People who wouldn't take a bus will take a streetcar because it's a fixed route. You can't get lost on one. Cities like them because they last longer than busses. They're less likely to break down and have lower maintenance costs. They're not as flexible as busses, but there are certain transit corridors that will always have congestion. K Street is one of them. And the way it usually works is that dedicated bus lanes serve as placeholders for streetcar rails.

Anonymous said...

This has to speed up car traffic. The bus lanes now won't be blocking traffic, so it won't be quite as much stop and go, and changing lanes.

This section of K Street needs on-street parking. Those spaces are really important to the ground floor commercial businesses, and to folks who need to make a short stop.

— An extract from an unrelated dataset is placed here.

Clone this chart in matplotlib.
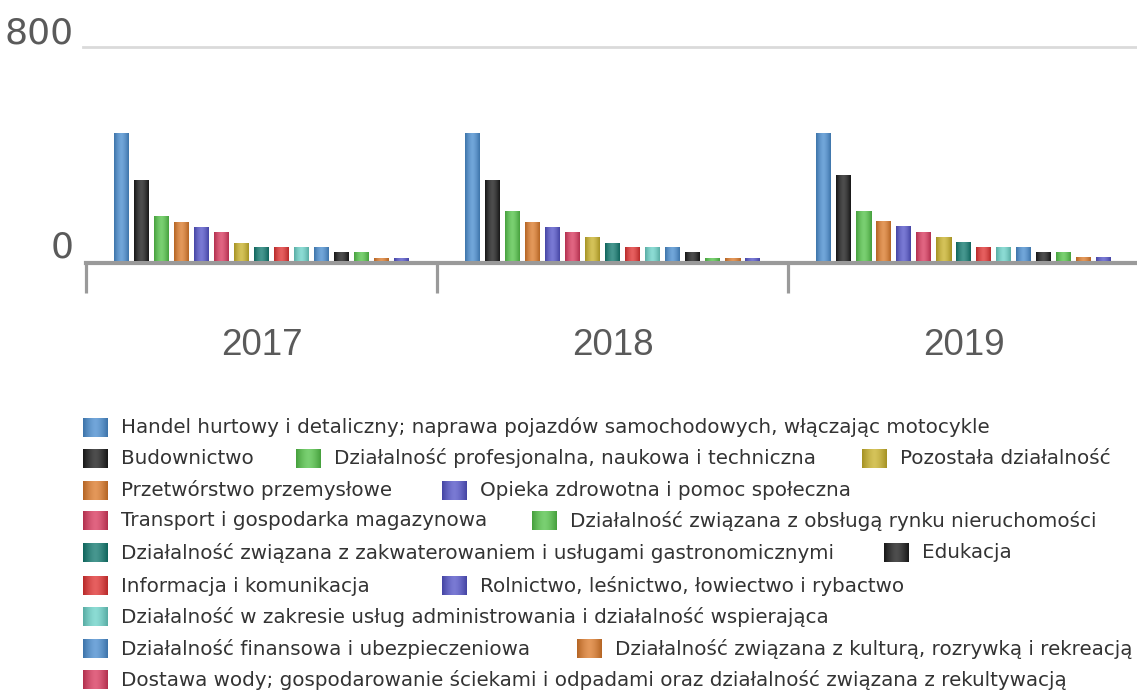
import numpy as np
import matplotlib
matplotlib.use("Agg")
import matplotlib.pyplot as plt
from matplotlib.colors import to_rgb
from matplotlib.transforms import ScaledTranslation

# Data
years = ["2017", "2018", "2019"]

# bar order inside each year group
sectors = [
    "Handel hurtowy i detaliczny; naprawa pojazdów samochodowych, włączając motocykle",
    "Budownictwo",
    "Działalność profesjonalna, naukowa i techniczna",
    "Przetwórstwo przemysłowe",
    "Opieka zdrowotna i pomoc społeczna",
    "Transport i gospodarka magazynowa",
    "Pozostała działalność",
    "Działalność związana z zakwaterowaniem i usługami gastronomicznymi",
    "Informacja i komunikacja",
    "Działalność w zakresie usług administrowania i działalność wspierająca",
    "Działalność finansowa i ubezpieczeniowa",
    "Edukacja",
    "Działalność związana z obsługą rynku nieruchomości",
    "Działalność związana z kulturą, rozrywką i rekreacją",
    "Rolnictwo, leśnictwo, łowiectwo i rybactwo",
]
extra_sector = "Dostawa wody; gospodarowanie ściekami i odpadami oraz działalność związana z rekultywacją"

values_2017 = [476, 300, 165, 145, 126, 106, 67, 49, 49, 49, 49, 30, 30, 11, 11]
values_2018 = [476, 300, 185, 145, 126, 106, 87, 67, 49, 49, 49, 30, 11, 11, 11]
values_2019 = [476, 320, 185, 147, 128, 108, 89, 69, 50, 50, 50, 32, 32, 13, 13]
values = [values_2017, values_2018, values_2019]

palette = ["#4a8dcf", "#1c1c1c", "#55c34a", "#dc7b2c", "#5454c8",
           "#d93a5f", "#c9b22b", "#137a70", "#e03333", "#6cd2c8"]

# legend reading order (flow layout, row by row)
legend_order = [0, 1, 2, 6, 3, 4, 5, 12, 7, 11, 8, 14, 9, 10, 13, 15]

# layout of legend items: (row centre y px, square left x px)
legend_layout = [(427, 83),
                 (458, 83), (458, 296), (458, 862),
                 (490, 83), (490, 442),
                 (521, 83), (521, 532),
                 (553, 83), (553, 884),
                 (586, 83), (586, 442),
                 (617, 83),
                 (649, 83), (649, 577),
                 (680, 83)]

W, H = 1137, 691


def gradient(c, n=40):
    c = np.array(to_rgb(c))
    t = np.linspace(-1, 1, n)
    k = 1 - np.abs(t) ** 1.5
    rgb = c[None, :] * (0.82 + 0.18 * k[:, None]) + (1 - c[None, :]) * 0.22 * k[:, None]
    return np.clip(rgb, 0, 1)[None, :, :]


fig = plt.figure(figsize=(W / 100, H / 100), dpi=100)
ax = fig.add_axes([86 / W, 1 - 261 / H, 1053 / W, 214 / H])
ax.set_xlim(-0.5, 2.5)
ax.set_ylim(0, 800)
for s in ax.spines.values():
    s.set_visible(False)
ax.patch.set_alpha(0)

pitch = 20 / 351
bw = 15 / 351
n = len(sectors)
for i in range(n):
    col = palette[i % len(palette)]
    xs = np.arange(len(years)) + (i - (n - 1) / 2) * pitch
    hs = [v[i] for v in values]
    bars = ax.bar(xs, hs, width=bw, color=col, zorder=3)
    for b in bars:
        ax.imshow(gradient(col), extent=[b.get_x(), b.get_x() + b.get_width(), 0, b.get_height()],
                  aspect="auto", interpolation="bicubic", zorder=4)
ax.set_xlim(-0.5, 2.5)
ax.set_ylim(0, 800)

ax.axhline(800, xmin=-0.003, color="#dadada", lw=2, clip_on=False, zorder=1)
base = ax.axhline(0, color="#9a9a9a", lw=3, clip_on=False, zorder=2)
base.set_transform(base.get_transform() + ScaledTranslation(0, -0.015, fig.dpi_scale_trans))

ax.set_xticks([-0.5, 0.5, 1.5, 2.5])
ax.tick_params(axis="x", length=23, width=2.3, color="#9a9a9a", labelbottom=False, direction="out")
ax.set_yticks([0, 800])
ax.set_yticklabels(["0", "800"], fontsize=26, color="#5a5a5a", family="DejaVu Sans")
ax.tick_params(axis="y", length=0, pad=9)
for lbl in ax.get_yticklabels():
    lbl.set_transform(lbl.get_transform() + ScaledTranslation(0, 0.17, fig.dpi_scale_trans))

for j, y in enumerate(years):
    ax.text(j, -315, y, ha="center", va="center", fontsize=26.5, color="#5a5a5a",
            family="Liberation Sans", clip_on=False)

# legend drawn in pixel coordinates
lax = fig.add_axes([0, 0, 1, 1])
lax.set_xlim(0, W)
lax.set_ylim(H, 0)
lax.axis("off")
lax.patch.set_alpha(0)
all_names = sectors + [extra_sector]
for idx, (yc, xs) in zip(legend_order, legend_layout):
    col = palette[idx % len(palette)]
    lax.imshow(gradient(col), extent=[xs, xs + 25, yc + 9.5, yc - 9.5],
               aspect="auto", interpolation="bicubic")
    lax.text(xs + 38, yc, all_names[idx], ha="left", va="center", fontsize=14.3,
             color="#333333", family="DejaVu Sans")
lax.set_xlim(0, W)
lax.set_ylim(H, 0)

fig.savefig("out.png", dpi=100)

I'm sick of the idea that we need to spend a couple hundred million to satisfy the folks who think they're too good for buses.

Anonymous said...

This seems to be the most ignorant waste of money and effort to date. Let's see, all pedestrians will now have to cross over traffic lanes to get to the busstop and cross traffic to get to the buildings, the buses in the center lane will also have to cross over the moving lanes to make a right or left turn! Am I missing something? There will still wn't be any handicapped parking, buses will still travel in the thoroughfare lanes, this does not create any additional on street parking or revenue, it costs HOW MANY millions of dollars? ... Are you people really this ignorant? OR is there some back door contract that we don't have knowlegde of? What are you people thinking? This is almost as stupid as tearing down the Whitehurst Freeway and putting an additional 35,000 cars on M Street through Georgetown. And by the way how many MILLIONS we spent on those worthless studies? Who are you people?

Anonymous said...

You have to understand what goes on at DDOT. There are a few select firms that get work at DDOT. Whenever there is federal funding, those Engineering firms are the only ones who get the project and only certain contractors get to do the work. All those people need to be exposed. I should know as I have worked on a couple of DDOT projects on the A/E side.